Weiss Korea to shutter after suitors fail to woo sub-scale fund
Weiss Korea (WKOF ) has proposed a managed wind-down of the sub-scale South Korean equity trust after failing to find an appropriate alternative.
The board confirmed the trust would be shuttered following ‘extensive consultation’ over its future strategy and having ‘received a number of proposals from third parties’, as it joins a long list of trusts lost from the London market.
However, none of the suitors were up to scratch for the £106m fund, which is managed by Andrew Weiss and Ethan Lim of Weiss Asset Management, and the board has put forward proposals for a managed wind-down.
The trust commenced a strategic review last November after deep-value specialist investor Weiss warned that the opportunities available had become ‘less attractive’ than at launch in 2013 and said this was unlikely to change in the foreseeable future.
The trust specialises in buying higher-yielding Korean preference shares, which trade at a discount to the regular shares of the same companies.
Following the review, where the board also considered a change of mandate or combination with another trust, it met with ‘interested parties in late January 2025’ and undertook ‘further detailed discussion’ with one preferred party in February.
However, the search was fruitless, which the board blamed on ‘the complexities associated with the short-listed proposals that came to light in the detailed discussions, combined with differing views received from shareholders’.
This led the board to determine that a managed wind-down ‘was the fairest proposal and would be in the best interests of shareholders as a whole’.
Shareholders will be asked to approve the wind-down, but a liquidation will not happen immediately. Instead, capital will be returned once the assets are sold in an ‘orderly realisation’ in a bid to maximise value.
Despite being a major winner from the coronavirus pandemic, Weiss Korea’s performance has been decidedly downbeat in the past three years.
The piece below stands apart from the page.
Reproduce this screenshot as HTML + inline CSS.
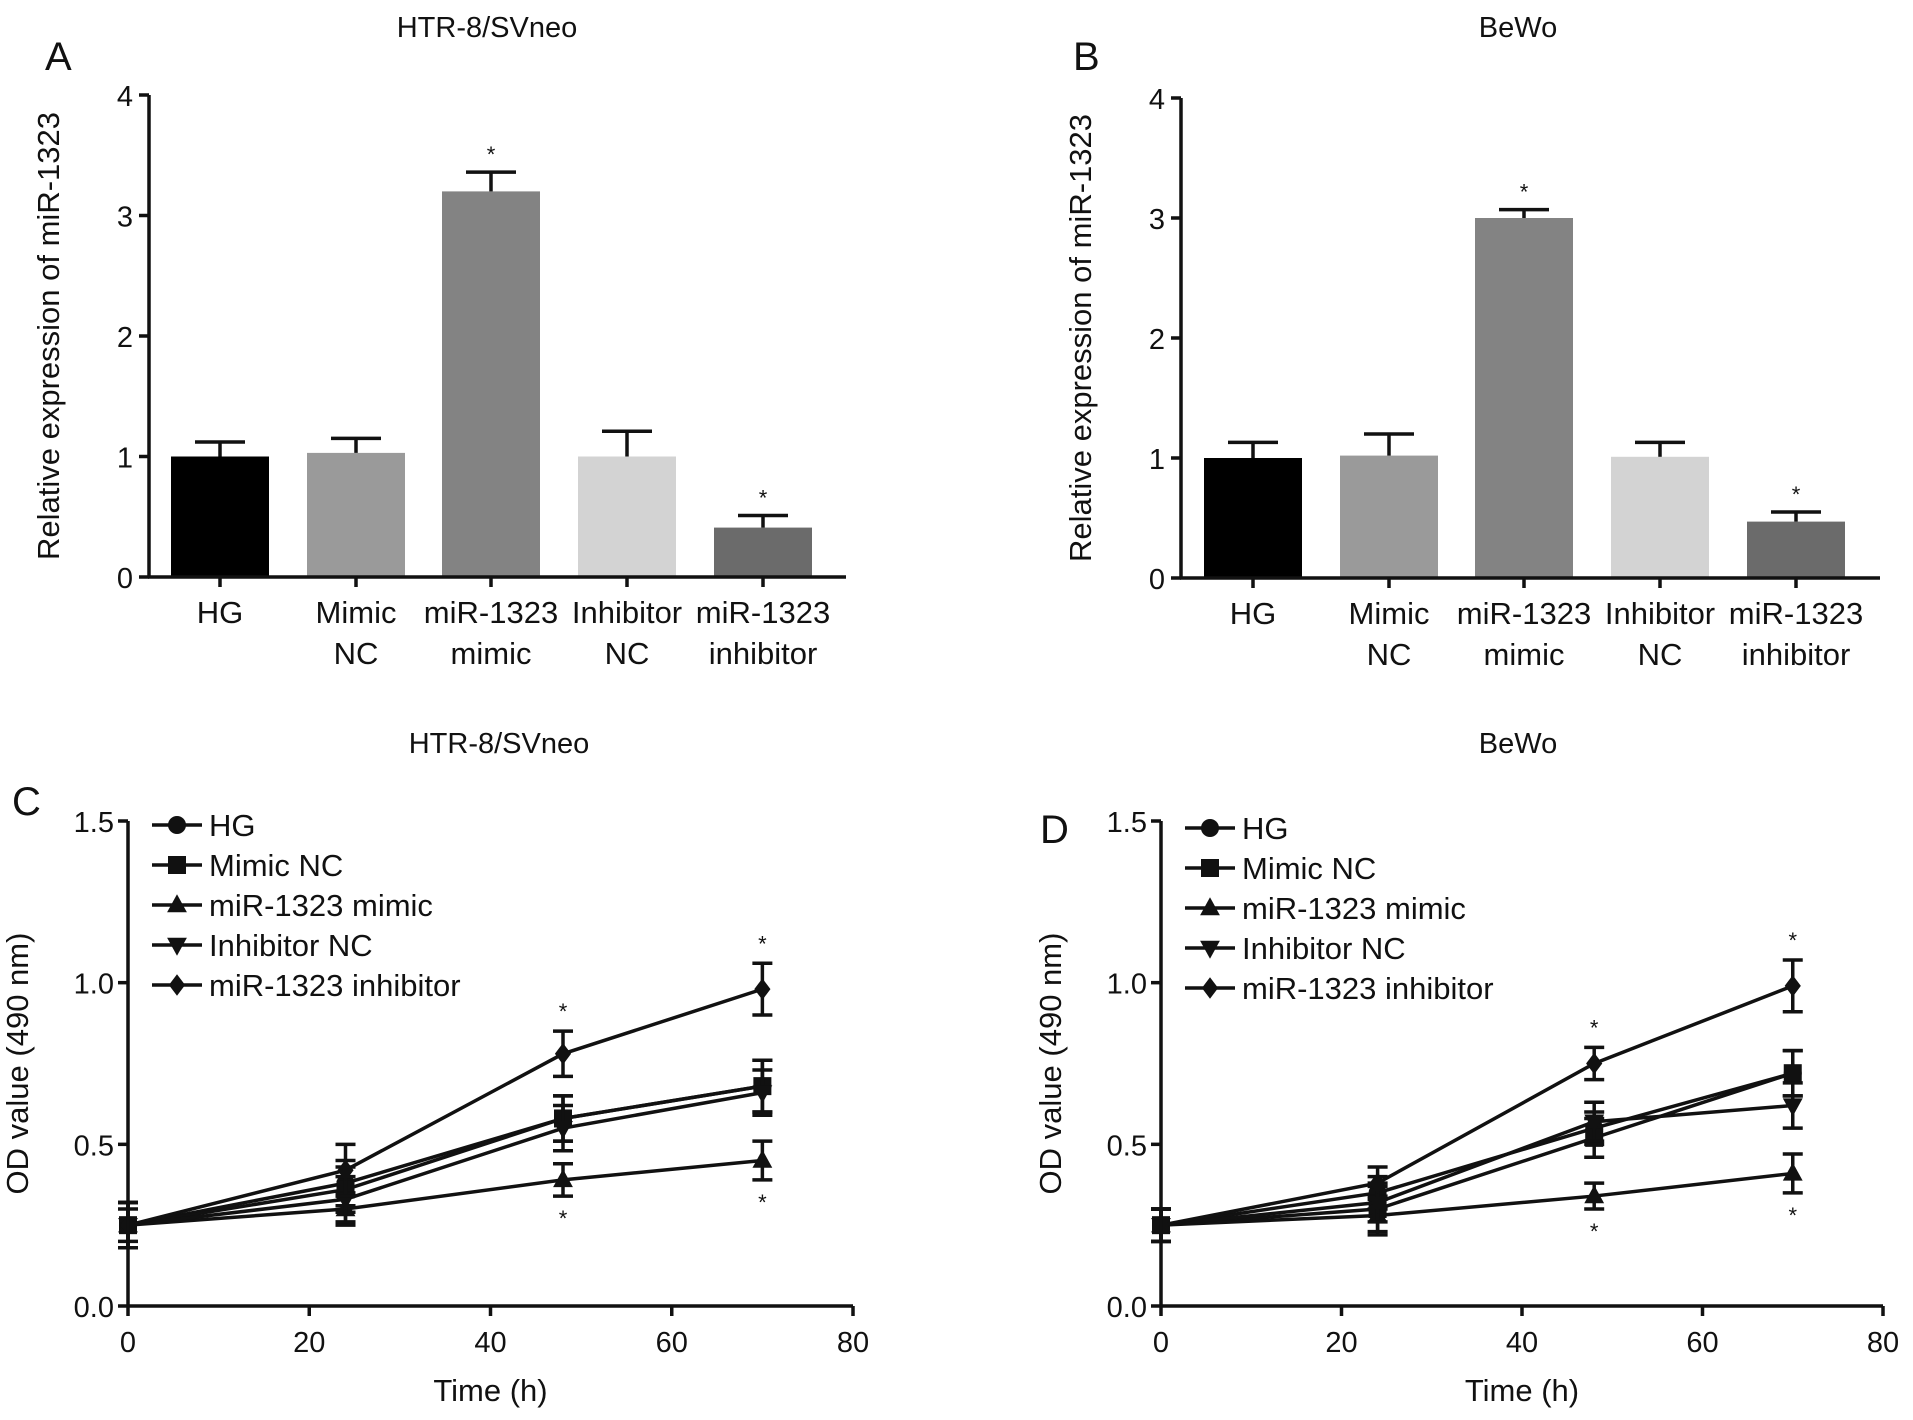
<!DOCTYPE html>
<html><head><meta charset="utf-8"><style>
body{margin:0;background:#fff}
svg{display:block;font-family:"Liberation Sans",Arial,sans-serif}
</style></head><body>
<svg id="fig" width="1913" height="1420" viewBox="0 0 1913 1420"></svg>
<script>
const barCats=[["HG"],["Mimic","NC"],["miR-1323","mimic"],["Inhibitor","NC"],["miR-1323","inhibitor"]];
const barColors=["#000","#9a9a9a","#838383","#d3d3d3","#6b6b6b"];
const barA=[1.0,1.03,3.2,1.0,0.41];
const errA=[0.12,0.12,0.16,0.21,0.10];
const starA=[false,false,true,false,true];
const barB=[1.0,1.02,3.0,1.01,0.47];
const errB=[0.13,0.18,0.07,0.12,0.08];
const starB=[false,false,true,false,true];
const barTicks=[0,1,2,3,4];
const times=[0,24,48,70];
const seriesNames=["HG","Mimic NC","miR-1323 mimic","Inhibitor NC","miR-1323 inhibitor"];
const markers=["circle","square","tri","tridown","diamond"];
const lineC=[[0.25,0.38,0.58,0.68],[0.25,0.36,0.58,0.68],[0.25,0.30,0.39,0.45],[0.25,0.33,0.55,0.66],[0.25,0.42,0.78,0.98]];
const errC=[[0.07,0.07,0.07,0.08],[0.07,0.07,0.07,0.08],[0.05,0.05,0.05,0.06],[0.07,0.07,0.07,0.07],[0.07,0.08,0.07,0.08]];
const lineD=[[0.25,0.35,0.55,0.72],[0.25,0.30,0.52,0.72],[0.25,0.28,0.34,0.41],[0.25,0.32,0.57,0.62],[0.25,0.38,0.75,0.99]];
const errD=[[0.05,0.05,0.05,0.07],[0.05,0.07,0.06,0.07],[0.05,0.06,0.04,0.06],[0.05,0.06,0.06,0.07],[0.05,0.05,0.05,0.08]];
const starsLine=[[48,"up",4],[70,"up",4],[48,"down",2],[70,"down",2]];
const lineYTicks=[0,0.5,1.0,1.5];
const lineXTicks=[0,20,40,60,80];

const svg=document.getElementById('fig');
const NS="http://www.w3.org/2000/svg";
function el(tag,attrs,parent){const e=document.createElementNS(NS,tag);for(const k in attrs)e.setAttribute(k,attrs[k]);(parent||svg).appendChild(e);return e;}
function txt(x,y,s,size,anchor,parent,extra){const t=el('text',Object.assign({x:x,y:y,'font-size':size,'text-anchor':anchor||'middle',fill:'#111'},extra||{}),parent);t.textContent=s;return t;}

function barPanel(name,x0,x1,y0,y4,centres,vals,errs,stars,title,tx,letter,lx){
  const g=el('g',{});
  
  
  const ys=v=>y0-(y0-y4)*v/4;
  const t=txt(tx,37,title,29,'middle',g);
  
  const L=txt(lx,70,letter,40,'start',g);
  
  vals.forEach((v,i)=>{
    const c=centres[i];
    const r=el('rect',{x:c-49,y:ys(v),width:98,height:y0-ys(v),fill:barColors[i]},g);
    
    
    const top=ys(v+errs[i]);
    el('line',{x1:c,x2:c,y1:ys(v),y2:top,stroke:'#111','stroke-width':3.5},g);
    el('line',{x1:c-25,x2:c+25,y1:top,y2:top,stroke:'#111','stroke-width':3.5},g);
    if(stars[i]){const s=txt(c,top-10,'*',22,'middle',g);}
    el('line',{x1:c,x2:c,y1:y0,y2:y0+10,stroke:'#111','stroke-width':3.5},g);
    barCats[i].forEach((s,j)=>txt(c,y0+46+j*41,s,31,'middle',g));
  });
  el('line',{x1:x0,x2:x0,y1:y4,y2:y0+1,stroke:'#111','stroke-width':3.5},g);
  el('line',{x1:x0-1,x2:x1,y1:y0,y2:y0,stroke:'#111','stroke-width':3.5},g);
  barTicks.forEach(v=>{el('line',{x1:x0-10,x2:x0,y1:ys(v),y2:ys(v),stroke:'#111','stroke-width':3.5},g);txt(x0-16,ys(v)+11,String(v),29,'end',g);});
  const at=txt(0,0,'Relative expression of miR-1323',31,'middle',g,{transform:`translate(${x0-90},${(y0+y4)/2}) rotate(-90)`});
  
}
barPanel('panel-a-bar-chart',149,846,577,95,[220,356,491,627,763],barA,errA,starA,'HTR-8/SVneo',487,'A',45);
barPanel('panel-b-bar-chart',1181,1880,578,98,[1253,1389,1524,1660,1796],barB,errB,starB,'BeWo',1518,'B',1073);

function marker(g,type,x,y,s){
  if(type==='circle')return el('circle',{cx:x,cy:y,r:s,fill:'#111'},g);
  if(type==='square')return el('rect',{x:x-s,y:y-s,width:2*s,height:2*s,fill:'#111'},g);
  if(type==='tri')return el('polygon',{points:`${x},${y-s*1.2} ${x-s*1.1},${y+s*0.8} ${x+s*1.1},${y+s*0.8}`,fill:'#111'},g);
  if(type==='tridown')return el('polygon',{points:`${x},${y+s*1.2} ${x-s*1.1},${y-s*0.8} ${x+s*1.1},${y-s*0.8}`,fill:'#111'},g);
  return el('polygon',{points:`${x},${y-s*1.2} ${x+s*0.9},${y} ${x},${y+s*1.2} ${x-s*0.9},${y}`,fill:'#111'},g);
}
function linePanel(name,x0,x80,y0,y15,data,errs,title,tx,letter,lx,ly,legX,legY,legStep){
  const g=el('g',{});
  
  
  const xs=t=>x0+(x80-x0)*t/80, ys=v=>y0-(y0-y15)*v/1.5;
  const t=txt(tx,753,title,29,'middle',g);
  const L=txt(lx,ly,letter,40,'start',g);
  data.forEach((ser,si)=>{
    const pts=ser.map((v,i)=>xs(times[i])+','+ys(v)).join(' ');
    const pl=el('polyline',{points:pts,fill:'none',stroke:'#111','stroke-width':3.5},g);
    
    
    ser.forEach((v,i)=>{
      const x=xs(times[i]),e=errs[si][i];
      el('line',{x1:x,x2:x,y1:ys(v-e),y2:ys(v+e),stroke:'#111','stroke-width':3.5},g);
      el('line',{x1:x-10,x2:x+10,y1:ys(v-e),y2:ys(v-e),stroke:'#111','stroke-width':3.5},g);
      el('line',{x1:x-10,x2:x+10,y1:ys(v+e),y2:ys(v+e),stroke:'#111','stroke-width':3.5},g);
      const m=marker(g,markers[si],x,ys(v),9);
      
    });
  });
  starsLine.forEach(([t,dir,si])=>{
    const i=times.indexOf(t),v=data[si][i],e=errs[si][i];
    const y=dir==='up'?ys(v+e)-12:ys(v-e)+30;
    const s=txt(xs(t),y,'*',22,'middle',g);
  });
  el('line',{x1:x0,x2:x0,y1:y15,y2:y0+1,stroke:'#111','stroke-width':3.5},g);
  el('line',{x1:x0-1,x2:x80,y1:y0,y2:y0,stroke:'#111','stroke-width':3.5},g);
  lineYTicks.forEach(v=>{el('line',{x1:x0-10,x2:x0,y1:ys(v),y2:ys(v),stroke:'#111','stroke-width':3.5},g);txt(x0-14,ys(v)+11,v.toFixed(1),29,'end',g);});
  lineXTicks.forEach(v=>{el('line',{x1:xs(v),x2:xs(v),y1:y0,y2:y0+10,stroke:'#111','stroke-width':3.5},g);txt(xs(v),y0+46,String(v),29,'middle',g);});
  const xt=txt((x0+x80)/2,y0+95,'Time (h)',31,'middle',g);
  const yt=txt(0,0,'OD value (490 nm)',31,'middle',g,{transform:`translate(${x0-100},${(y0+y15)/2}) rotate(-90)`});
  
  seriesNames.forEach((n,i)=>{
    const lg=el('g',{},g);
    
    
    const y=legY+i*legStep;
    el('line',{x1:legX,x2:legX+50,y1:y,y2:y,stroke:'#111','stroke-width':3.5},lg);
    marker(lg,markers[i],legX+25,y,9);
    txt(legX+57,y+11,n,31,'start',lg);
  });
}
linePanel('panel-c-line-chart',128,853,1306,821,lineC,errC,'HTR-8/SVneo',499,'C',12,815,152,825,40);
linePanel('panel-d-line-chart',1161,1883,1306,821,lineD,errD,'BeWo',1518,'D',1040,843,1185,828,40);
</script>
</body></html>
It has almost doubled the losses made by the MSCI Korea index, which is down 11.6% over the period, as the net asset value (NAV) of the fund tumbled 22.5%. Shareholders are down 28.4%, including dividends reinvested.
The trust, in which activist value investor City of London is the top shareholder, has a strong overall record across its entire life, however.
From launch in May 2013 to the end of January, the underlying portfolio returned 92%, versus only 52% for its MSCI Korea 25/50 index benchmark, according to the latest factsheet.